DATA SEGMENT:
▽
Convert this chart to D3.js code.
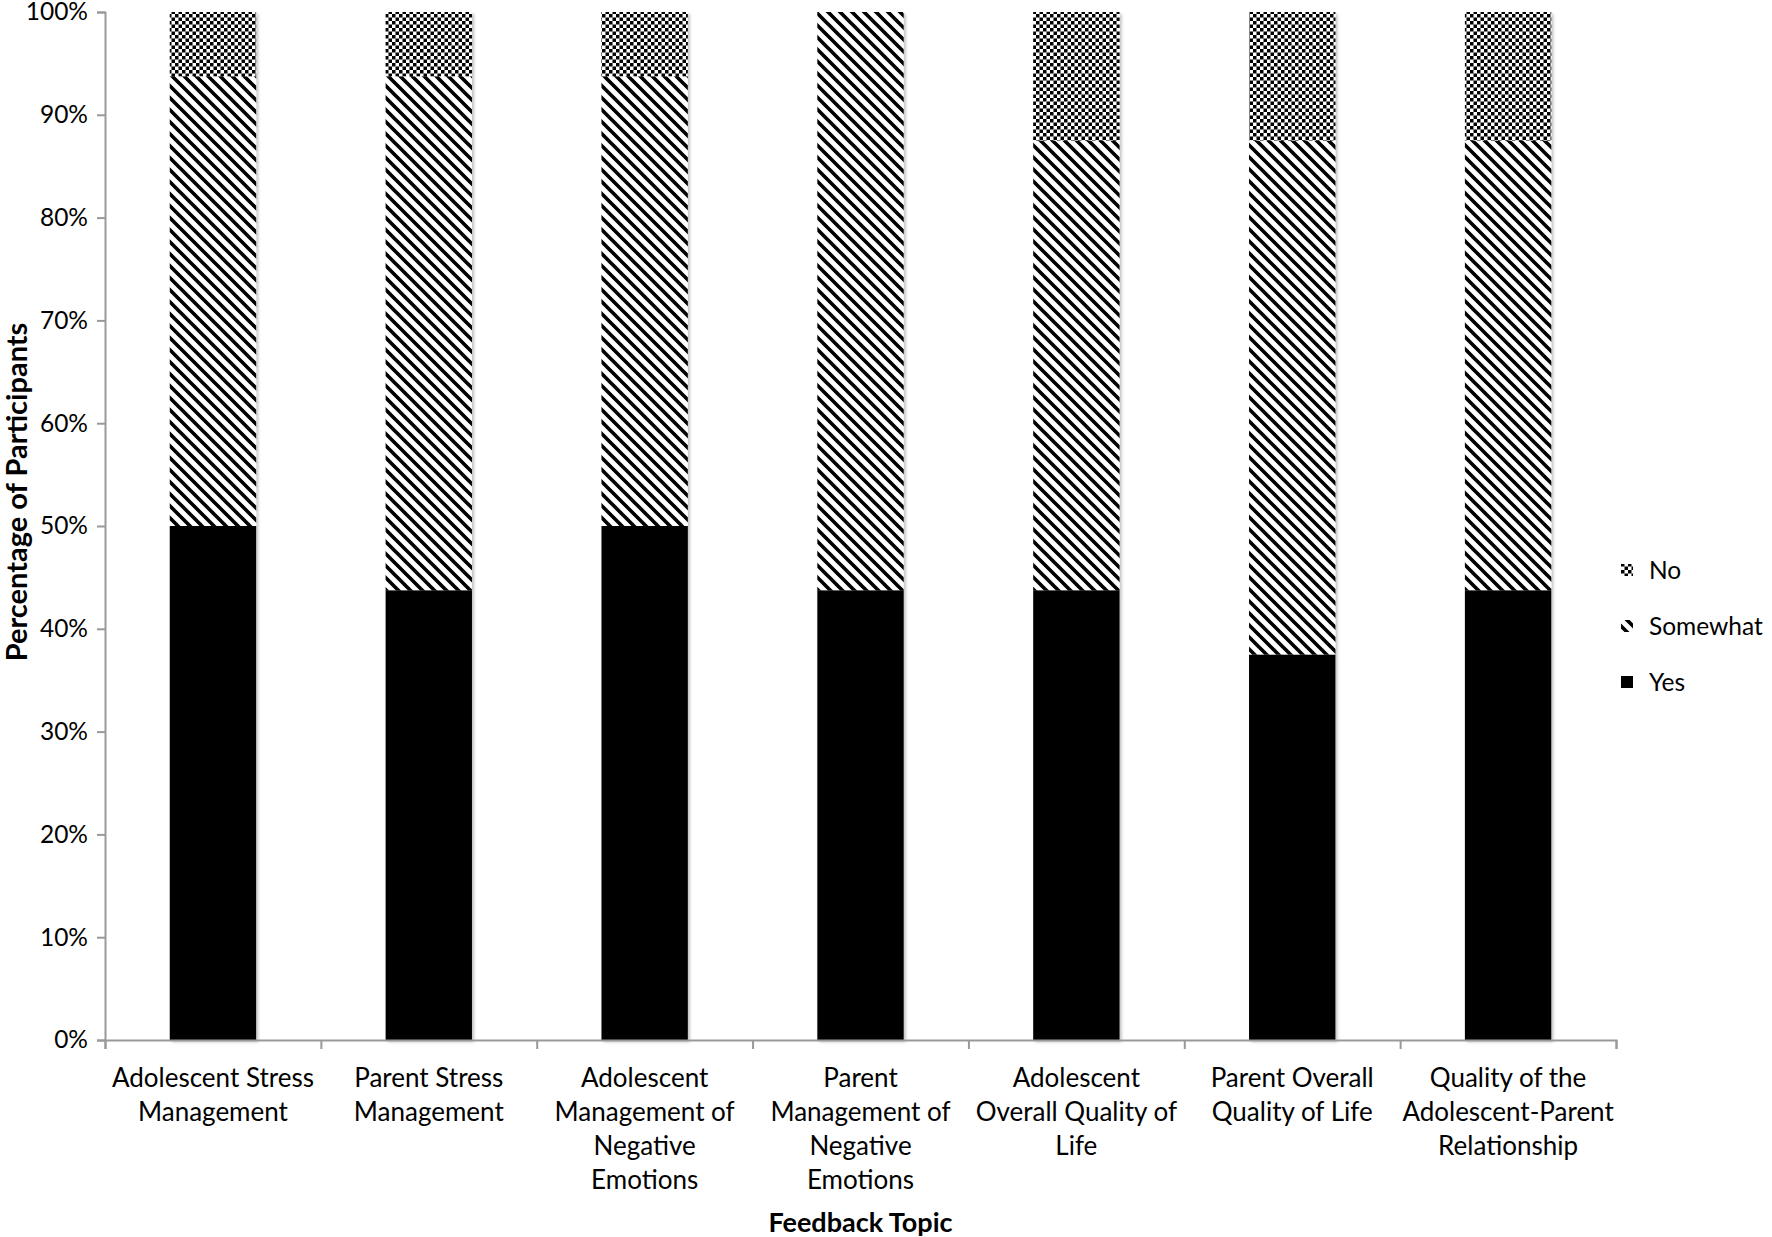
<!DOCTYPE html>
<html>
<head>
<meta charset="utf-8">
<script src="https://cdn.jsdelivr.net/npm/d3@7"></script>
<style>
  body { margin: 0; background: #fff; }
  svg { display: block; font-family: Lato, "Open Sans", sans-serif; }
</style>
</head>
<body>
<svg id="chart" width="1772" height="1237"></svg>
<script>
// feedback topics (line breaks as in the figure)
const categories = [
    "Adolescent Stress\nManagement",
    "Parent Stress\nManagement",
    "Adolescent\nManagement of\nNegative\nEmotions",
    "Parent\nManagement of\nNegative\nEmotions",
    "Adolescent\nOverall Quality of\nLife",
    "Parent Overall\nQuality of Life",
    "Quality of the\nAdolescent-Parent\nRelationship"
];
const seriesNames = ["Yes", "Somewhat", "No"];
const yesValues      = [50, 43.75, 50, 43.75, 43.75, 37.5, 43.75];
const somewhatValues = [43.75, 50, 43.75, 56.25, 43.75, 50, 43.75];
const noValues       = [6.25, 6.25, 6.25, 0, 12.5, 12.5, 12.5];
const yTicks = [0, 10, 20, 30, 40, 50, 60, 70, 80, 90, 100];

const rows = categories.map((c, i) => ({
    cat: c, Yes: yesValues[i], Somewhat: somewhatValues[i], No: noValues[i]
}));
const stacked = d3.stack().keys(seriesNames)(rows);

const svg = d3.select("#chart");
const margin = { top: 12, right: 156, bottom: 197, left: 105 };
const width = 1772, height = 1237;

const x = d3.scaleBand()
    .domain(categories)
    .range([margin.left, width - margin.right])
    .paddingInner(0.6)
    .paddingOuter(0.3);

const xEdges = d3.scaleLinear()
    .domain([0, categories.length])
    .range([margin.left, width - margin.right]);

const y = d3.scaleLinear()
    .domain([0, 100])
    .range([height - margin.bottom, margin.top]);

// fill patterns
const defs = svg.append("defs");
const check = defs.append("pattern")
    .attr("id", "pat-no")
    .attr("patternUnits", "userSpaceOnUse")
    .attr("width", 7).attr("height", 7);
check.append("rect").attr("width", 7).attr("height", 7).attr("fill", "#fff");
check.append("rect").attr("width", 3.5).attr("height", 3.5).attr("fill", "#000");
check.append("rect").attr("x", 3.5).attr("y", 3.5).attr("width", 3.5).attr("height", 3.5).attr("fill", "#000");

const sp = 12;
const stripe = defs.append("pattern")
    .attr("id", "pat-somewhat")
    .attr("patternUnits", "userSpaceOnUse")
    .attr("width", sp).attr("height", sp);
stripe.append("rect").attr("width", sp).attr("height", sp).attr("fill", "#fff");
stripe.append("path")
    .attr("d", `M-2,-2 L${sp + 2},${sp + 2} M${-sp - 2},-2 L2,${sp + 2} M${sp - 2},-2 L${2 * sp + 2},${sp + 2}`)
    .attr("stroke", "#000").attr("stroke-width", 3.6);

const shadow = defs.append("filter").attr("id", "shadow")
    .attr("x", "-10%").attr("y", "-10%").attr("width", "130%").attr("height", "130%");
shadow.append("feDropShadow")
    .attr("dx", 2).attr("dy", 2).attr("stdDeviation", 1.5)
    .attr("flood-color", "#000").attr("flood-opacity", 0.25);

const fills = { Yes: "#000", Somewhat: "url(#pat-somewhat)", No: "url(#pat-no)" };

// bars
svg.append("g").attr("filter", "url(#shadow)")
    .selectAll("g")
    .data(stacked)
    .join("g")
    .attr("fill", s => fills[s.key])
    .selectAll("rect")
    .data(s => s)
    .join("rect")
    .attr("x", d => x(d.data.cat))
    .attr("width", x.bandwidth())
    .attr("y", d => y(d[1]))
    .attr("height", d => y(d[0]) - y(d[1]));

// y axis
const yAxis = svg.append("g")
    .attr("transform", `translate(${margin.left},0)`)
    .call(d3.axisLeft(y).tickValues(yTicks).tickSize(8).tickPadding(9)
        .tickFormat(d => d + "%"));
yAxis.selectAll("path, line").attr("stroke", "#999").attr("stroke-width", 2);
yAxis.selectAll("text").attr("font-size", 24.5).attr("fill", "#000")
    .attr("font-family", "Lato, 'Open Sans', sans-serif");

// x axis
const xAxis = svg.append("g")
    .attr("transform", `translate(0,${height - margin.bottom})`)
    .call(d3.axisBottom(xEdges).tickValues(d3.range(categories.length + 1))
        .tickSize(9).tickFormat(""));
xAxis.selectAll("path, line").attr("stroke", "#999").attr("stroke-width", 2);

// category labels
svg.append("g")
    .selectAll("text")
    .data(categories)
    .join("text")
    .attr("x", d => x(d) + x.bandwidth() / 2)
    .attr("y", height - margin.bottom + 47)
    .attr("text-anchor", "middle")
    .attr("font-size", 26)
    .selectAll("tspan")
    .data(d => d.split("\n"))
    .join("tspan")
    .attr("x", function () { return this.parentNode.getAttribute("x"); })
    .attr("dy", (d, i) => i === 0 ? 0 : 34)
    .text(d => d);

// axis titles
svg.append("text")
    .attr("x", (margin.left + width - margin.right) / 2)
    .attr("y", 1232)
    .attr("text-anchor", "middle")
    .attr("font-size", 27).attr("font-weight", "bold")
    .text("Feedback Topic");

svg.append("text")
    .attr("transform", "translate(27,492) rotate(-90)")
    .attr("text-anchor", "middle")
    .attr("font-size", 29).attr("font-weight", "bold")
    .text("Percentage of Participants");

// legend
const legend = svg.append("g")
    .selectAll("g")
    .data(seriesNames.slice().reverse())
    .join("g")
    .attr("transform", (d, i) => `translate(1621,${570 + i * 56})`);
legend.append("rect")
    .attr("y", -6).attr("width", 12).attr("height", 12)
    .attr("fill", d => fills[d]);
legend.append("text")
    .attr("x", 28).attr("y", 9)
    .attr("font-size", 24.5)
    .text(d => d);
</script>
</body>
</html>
△
From the listing above, copy every line that includes the word "chart".

Convert this chart to D3.js code.
<svg id="chart" width="1772" height="1237"></svg>
const svg = d3.select("#chart");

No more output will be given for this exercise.